For me, LEGO D&D all started with an already large collection of bricks, but not everyone is so lucky. So if you just want some minis to move around a grid, the LEGO Minifigures series are a great place to start. You get lots of variety, there’s now nearly 20 series of them, and each series has some ideal D&D fantasy-based characters. These include the Gladiator from series 6, Medusa from series 10, Wizard from series 12, Elf Maiden from series 17, as well as all minis from the monster series. In fact, practically any minifigure from any other series will do.
But if you’ve got something more specific in mind, or you just don’t want to risk the randomness of buying a sealed pack. Firestartoys.com has an exceptional range of both official LEGO minfigures and custom parts from companies such as Brick Warriors, Brick Forge, and minifigures.com.
For putting together monsters, LEGO Legends of Chima has a great range to choose from, and most can be sourced relatively cheaply online. The crocodile tribe makes great lizardfolk or dragonborn minis, while the raven or eagle tribe are suitable for your aarakora or kenku characters.
Terrain and Sets
For terrain and bigger locations, any LEGO Castle sets are a great starting point. But in the end, I simply resorted to buying a whole load of grey wall pieces from eBay, as these were by far the most useful. But if all you really need is some props and scenery pieces, any LEGO set will probably do. But do be careful; it’s way too easy to get carried away, spending hours building elaborate sets that, if you’re unlucky, your players may never fully appreciate or explore.
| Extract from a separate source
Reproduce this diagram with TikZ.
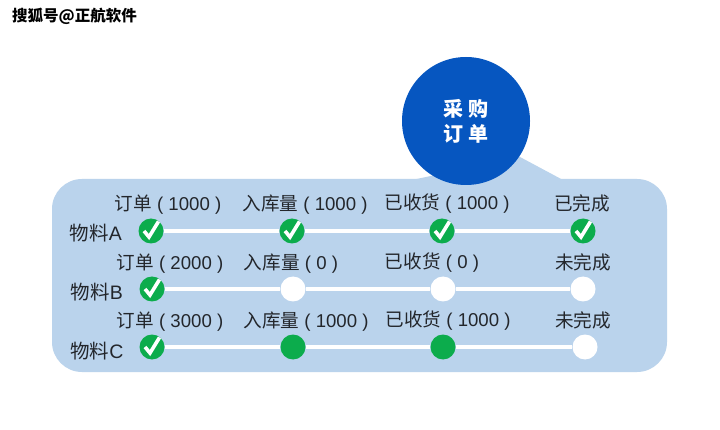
\documentclass[tikz,border=0pt]{standalone}
\usepackage{fontspec}
\setmainfont{Noto Sans CJK SC}
\newfontfamily\latfont{Liberation Sans}
\usepackage{tikz}
\definecolor{panelblue}{HTML}{BAD3EC}
\definecolor{headblue}{HTML}{0656C0}
\definecolor{okgreen}{HTML}{0CAC4C}
\definecolor{inkgray}{HTML}{23262B}
\newcommand{\amt}[1]{{\latfont\ ( #1 )}}
\tikzset{
  x=1pt, y=-1pt,
  lbl/.style={text=inkgray, font=\fontsize{18.6}{20}\selectfont, inner sep=0pt},
  mat/.style={text=inkgray, font=\fontsize{19.5}{21}\selectfont, inner sep=0pt},
  dot/.style={circle, minimum size=25pt, inner sep=0pt},
  gooddot/.style={dot, fill=okgreen},
  emptydot/.style={dot, fill=white},
  checkdot/.style={dot, fill=okgreen, path picture={
      \draw[white, line width=3.6pt]
        ([shift={(-7pt,0pt)}]path picture bounding box.center)
        -- ([shift={(-2pt,-6pt)}]path picture bounding box.center)
        -- ([shift={(7.5pt,9.5pt)}]path picture bounding box.center);}},
  bar/.style={white, line width=4pt}
}
\begin{document}
\begin{tikzpicture}
      \useasboundingbox (0, 0) rectangle (720, 430);
      \fill[white] (0, 0) rectangle (720, 430);
      \node[anchor=west, inner sep=0pt, font=\bfseries\fontsize{15.5}{17}\selectfont] (mark) at (12, 16) {搜狐号@正航软件};
      % panel and pointer
      \fill[panelblue, rounded corners=30pt] (52, 179) rectangle (667, 372);
      \fill[panelblue] (412, 180) -- (520, 157) -- (563, 180) -- cycle;
      \node[circle, fill=headblue, minimum size=128pt, inner sep=0pt, text=white, align=center,
        font=\bfseries\fontsize{20}{25}\selectfont] (head) at (466, 121) {采 购\\订 单};
      % row A
      \node[lbl] (txtOrdA) at (168, 205) {订单\amt{1000}};
      \node[lbl] (txtInA) at (305, 205) {入库量\amt{1000}};
      \node[lbl] (txtShipA) at (447, 204) {已收货\amt{1000}};
      \node[lbl] (txtEndA) at (582, 203) {已完成};
      \node[mat] (matA) at (96, 233) {物料{\latfont A}};
      \node[checkdot] (ordA) at (151, 231) {};
      \node[checkdot] (inA) at (292, 231) {};
      \node[checkdot] (shipA) at (442, 231) {};
      \node[checkdot] (endA) at (583, 231) {};
      \draw[bar] (ordA) -- (inA);
      \draw[bar] (inA) -- (shipA);
      \draw[bar] (shipA) -- (endA);
      % row B
      \node[lbl] (txtOrdB) at (170, 264) {订单\amt{2000}};
      \node[lbl] (txtInB) at (291, 264) {入库量\amt{0}};
      \node[lbl] (txtShipB) at (432, 263) {已收货\amt{0}};
      \node[lbl] (txtEndB) at (583, 262) {未完成};
      \node[mat] (matB) at (97, 292) {物料{\latfont B}};
      \node[checkdot] (ordB) at (152, 289) {};
      \node[emptydot] (inB) at (293, 289) {};
      \node[emptydot] (shipB) at (443, 289) {};
      \node[emptydot] (endB) at (583, 289) {};
      \draw[bar] (ordB) -- (inB);
      \draw[bar] (inB) -- (shipB);
      \draw[bar] (shipB) -- (endB);
      % row C
      \node[lbl] (txtOrdC) at (170, 322) {订单\amt{3000}};
      \node[lbl] (txtInC) at (306, 322) {入库量\amt{1000}};
      \node[lbl] (txtShipC) at (448, 321) {已收货\amt{1000}};
      \node[lbl] (txtEndC) at (583, 320) {未完成};
      \node[mat] (matC) at (97, 351) {物料{\latfont C}};
      \node[checkdot] (ordC) at (152, 347) {};
      \node[gooddot] (inC) at (293, 347) {};
      \node[gooddot] (shipC) at (443, 347) {};
      \node[emptydot] (endC) at (585, 347) {};
      \draw[bar] (ordC) -- (inC);
      \draw[bar] (inC) -- (shipC);
      \draw[bar] (shipC) -- (endC);
    \end{tikzpicture}
\end{document}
What’s truly awesome about LEGO D&D is the customizability of it all. For instance, you could buy any of the LEGO Creator sets such as the 3 in 1 Dragon, Snake, and Scorpion, or the 3 in 1 Dinosaurs, and with a little ingenuity these can be modified to suit any encounter or any foe from the D&D Monster Manual, from a hydra to a basilisk or even Tiamat Queen of Dragons herself.
However, none of this is saying that you shouldn’t buy the official D&D miniatures. A well as my LEGO collection, I have a pretty decent assortment of official Icons of the Reams figures, and I do love assembling and painting miniatures too. But there’s no reason why these can’t all be used together to enhance your next Dungeons & Dragons campaign–or any other tabletop game, for that matter.
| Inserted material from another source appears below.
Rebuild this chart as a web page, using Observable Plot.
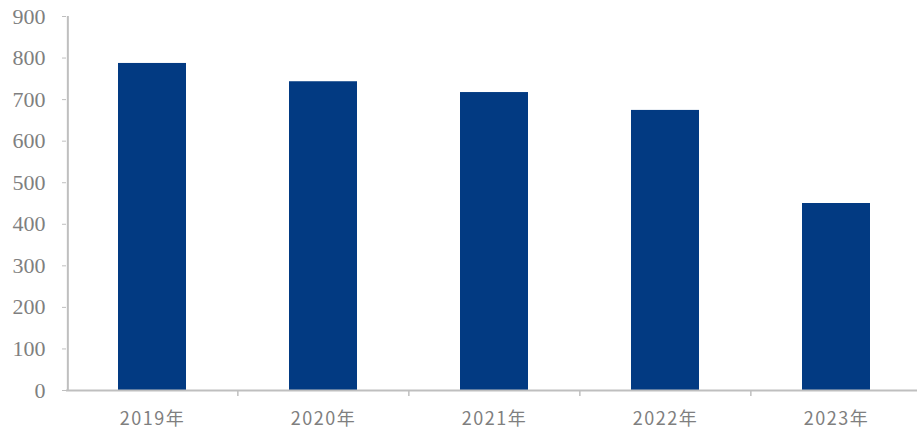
<!DOCTYPE html>
<html><head><meta charset="utf-8">
<script src="https://cdn.jsdelivr.net/npm/d3@7"></script>
<script src="https://cdn.jsdelivr.net/npm/@observablehq/plot@0.6"></script>
<style>body{margin:0;background:#fff;overflow:hidden;} svg{display:block;overflow:visible;}</style>
</head><body><div id="chart"></div>
<script>
const years = ["2019年","2020年","2021年","2022年","2023年"];
const values = [787, 743, 717, 674, 450];
const yTicks = [0,100,200,300,400,500,600,700,800,900];

const data = years.map((y,i)=>({year:y, value:values[i]}));
const W = 917, H = 432, ML = 66, MR = -5.5;
const step = (W - ML - MR) / years.length;

const chart = Plot.plot({
  width: W, height: H,
  marginLeft: ML, marginRight: MR, marginTop: 16, marginBottom: 42,
  style: {background: "#fff"},
  x: {type: "band", domain: years, paddingInner: 0.6, paddingOuter: 0.3, label: null},
  y: {type: "linear", domain: [0, 900], label: null},
  marks: [
    Plot.barY(data, {x: "year", y: "value", fill: "#023a82"}),
    Plot.axisY({ticks: yTicks, tickSize: 4, tickPadding: 17, stroke: "#bfbfbf", fill: "#7f7f7f",
      fontSize: 22, fontFamily: "Liberation Serif, Times New Roman, serif", label: null}),
    Plot.ruleY([0], {stroke: "#bfbfbf", strokeWidth: 2}),
    Plot.ruleX([years[0]], {x: d => d, dx: -step/2 + 1, y1: 0, y2: 900, stroke: "#bfbfbf", strokeWidth: 2}),
    Plot.ruleX(years.slice(1), {x: d => d, dx: -step/2, y1: 0, y2: 0, insetBottom: -6, stroke: "#bfbfbf", strokeWidth: 1.5}),
    Plot.axisX({tickSize: 0, tickPadding: 22, fill: "#7f7f7f", fontSize: 18,
      fontFamily: "Noto Sans CJK SC, Noto Sans, sans-serif", label: null})
  ]
});
d3.select(chart).selectAll('g[aria-label="x-axis tick label"] text').style("letter-spacing", "1.5px");
document.getElementById("chart").append(chart);
</script></body></html>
Finally, this is a great way to get kids excited about roleplaying games too. After all, what kid doesn’t enjoy playing with LEGO?
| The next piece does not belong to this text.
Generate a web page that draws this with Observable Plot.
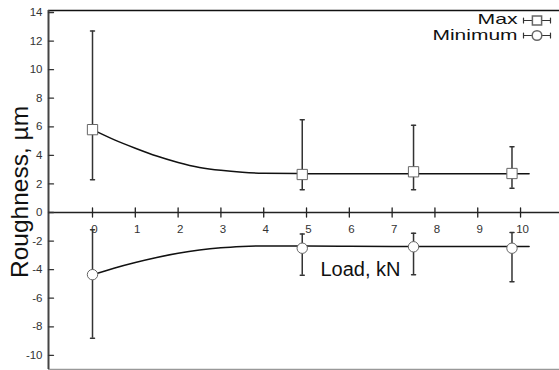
<!DOCTYPE html>
<html><head><meta charset="utf-8">
<script src="https://cdn.jsdelivr.net/npm/d3@7"></script>
<script src="https://cdn.jsdelivr.net/npm/@observablehq/plot@0.6"></script>
<style>body{margin:0;background:#fff}</style>
</head><body><div id="chart"></div>
<script>
// Measured points (Load, kN)
const loads = [0, 4.9, 7.5, 9.8];
const maxMean = [5.8, 2.66, 2.85, 2.73];
const maxHigh = [12.7, 6.5, 6.1, 4.6];
const maxLow = [2.3, 1.6, 1.6, 1.7];
const minMean = [-4.35, -2.5, -2.4, -2.5];
const minHigh = [-1.2, -1.5, -1.45, -1.4];
const minLow = [-8.8, -4.4, -4.35, -4.85];

// Fitted trend curves
const fitLoad = [0, 0.5, 1, 1.5, 2, 2.5, 3, 3.5, 4, 5, 6, 7, 8, 9, 10.2];
const fitMax = [5.8, 5.1, 4.5, 3.95, 3.5, 3.15, 2.95, 2.82, 2.75, 2.72, 2.72, 2.72, 2.72, 2.72, 2.72];
const fitMin = [-4.35, -3.9, -3.5, -3.15, -2.85, -2.62, -2.47, -2.38, -2.34, -2.35, -2.37, -2.38, -2.38, -2.38, -2.38];

const xTicks = [0, 1, 2, 3, 4, 5, 6, 7, 8, 9, 10];
const yTicks = [-10, -8, -6, -4, -2, 0, 2, 4, 6, 8, 10, 12, 14];
const legendLabels = ["Max", "Minimum"];

const pts = loads.map((x, i) => ({x, max: maxMean[i], maxHi: maxHigh[i], maxLo: maxLow[i],
  min: minMean[i], minHi: minHigh[i], minLo: minLow[i]}));
const fit = fitLoad.map((x, i) => ({x, max: fitMax[i], min: fitMin[i]}));

const xDom = [-1.028, 10.91];
const yDom = [-10.99, 14.14];

const tickShape = {draw(ctx, l) { ctx.moveTo(0, 0); ctx.lineTo(0, -l); }};
const midTick = {draw(ctx, l) { ctx.moveTo(0, l / 2); ctx.lineTo(0, -l / 2); }};
const capShape = {draw(ctx, l) { ctx.moveTo(-l / 2, 0); ctx.lineTo(l / 2, 0); }};
const legendLine = {draw(ctx, l) {
  ctx.moveTo(-l / 2, 0); ctx.lineTo(l / 2, 0);
  ctx.moveTo(-l / 2, -2.5); ctx.lineTo(-l / 2, 2.5);
  ctx.moveTo(l / 2, -2.5); ctx.lineTo(l / 2, 2.5);
}};

const chart = Plot.plot({
  width: 559, height: 370,
  marginLeft: 48, marginRight: 0, marginTop: 10, marginBottom: 1,
  x: {domain: xDom, axis: null},
  y: {domain: yDom, axis: null},
  style: {fontFamily: "'Liberation Sans', Arial, sans-serif", background: "#fff"},
  marks: [
    Plot.ruleY([yDom[1]], {stroke: "#111", strokeWidth: 1.5}),
    Plot.ruleY([yDom[0]], {stroke: "#999", strokeWidth: 1.5}),
    Plot.ruleX([xDom[0]], {stroke: "#444", strokeWidth: 2}),
    Plot.ruleY([0], {stroke: "#222", strokeWidth: 1.5}),
    Plot.vector(yTicks, {x: () => xDom[0], y: d => d, length: 5, rotate: 90, anchor: "start", shape: tickShape, stroke: "#333", strokeWidth: 1.3}),
    Plot.text(yTicks, {x: () => xDom[0], y: d => d, text: d => String(d), textAnchor: "end", dx: -6, fontSize: 11.5, fill: "#333"}),
    Plot.vector(xTicks, {x: d => d, y: () => 0, length: 9, anchor: "start", shape: midTick, stroke: "#222", strokeWidth: 1.3}),
    Plot.text(xTicks, {x: d => d, y: () => 0, text: d => String(d), dy: 17, dx: 2, fontSize: 11.5, fill: "#333"}),

    Plot.line(fit, {x: "x", y: "max", curve: "natural", stroke: "#111", strokeWidth: 1.5}),
    Plot.line(fit, {x: "x", y: "min", curve: "natural", stroke: "#111", strokeWidth: 1.5}),

    Plot.ruleX(pts, {x: "x", y1: "maxLo", y2: "maxHi", stroke: "#333", strokeWidth: 1.5}),
    Plot.ruleX(pts, {x: "x", y1: "minLo", y2: "minHi", stroke: "#333", strokeWidth: 1.5}),
    Plot.vector(pts, {x: "x", y: "maxHi", length: 4, anchor: "start", shape: capShape, stroke: "#333", strokeWidth: 1.5}),
    Plot.vector(pts, {x: "x", y: "maxLo", length: 4, anchor: "start", shape: capShape, stroke: "#333", strokeWidth: 1.5}),
    Plot.vector(pts, {x: "x", y: "minHi", length: 4, anchor: "start", shape: capShape, stroke: "#333", strokeWidth: 1.5}),
    Plot.vector(pts, {x: "x", y: "minLo", length: 4, anchor: "start", shape: capShape, stroke: "#333", strokeWidth: 1.5}),

    Plot.dot(pts, {x: "x", y: "max", symbol: "square", r: 5.8, fill: "white", stroke: "#666", strokeWidth: 1}),
    Plot.dot(pts, {x: "x", y: "min", symbol: "circle", r: 5.2, fill: "white", stroke: "#666", strokeWidth: 1}),

    // legend
    Plot.text([legendLabels[0]], {frameAnchor: "top-right", text: d => d, textAnchor: "end", lineAnchor: "middle", dx: -42, dy: 9, fontSize: 15, fill: "#111"}),
    Plot.text([legendLabels[1]], {frameAnchor: "top-right", text: d => d, textAnchor: "end", lineAnchor: "middle", dx: -42, dy: 24.5, fontSize: 15, fill: "#111"}),
    Plot.vector([0], {frameAnchor: "top-right", dx: -22.5, dy: 10, length: 27, anchor: "start", shape: legendLine, stroke: "#333", strokeWidth: 1.2}),
    Plot.vector([0], {frameAnchor: "top-right", dx: -22.5, dy: 25, length: 27, anchor: "start", shape: legendLine, stroke: "#333", strokeWidth: 1.2}),
    Plot.dot([0], {frameAnchor: "top-right", dx: -22.5, dy: 10, symbol: "square", r: 5.2, fill: "white", stroke: "#666"}),
    Plot.dot([0], {frameAnchor: "top-right", dx: -22.5, dy: 25, symbol: "circle", r: 4.8, fill: "white", stroke: "#666"}),

    // axis titles
    Plot.text(["Load, kN"], {frameAnchor: "top-left", text: d => d, textAnchor: "start", lineAnchor: "middle", dx: 272, dy: 259, fontSize: 20, fill: "#111"}),
    Plot.text(["Roughness, µm"], {frameAnchor: "left", text: d => d, textAnchor: "middle", lineAnchor: "middle", rotate: -90, dx: -28, dy: 2, fontSize: 24.5, fill: "#111"})
  ]
});
document.getElementById("chart").append(chart);

// legend text in the reference is horizontally stretched
const targets = {"Max": 40, "Minimum": 85};
d3.select(chart).selectAll("text").each(function() {
  const t = this.textContent;
  if (targets[t]) { this.setAttribute("textLength", targets[t]); this.setAttribute("lengthAdjust", "spacingAndGlyphs"); }
});
</script>
</body></html>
At 7 months old, my son is still too young to really consider this, but both my niece and nephew are LEGO obsessed and both are starting to show some interest in D&D too. So what better way is there to encourage them to engage in Dungeons & Dragons? After all, it’s a game that lets them be creative and imaginative and will help empower them in a way no other game can. And so by combining it with LEGO, something they already recognize as being one of the three greatest things in the world (the other two things are sandwiches and Pusheen), it suddenly becomes way more accessible!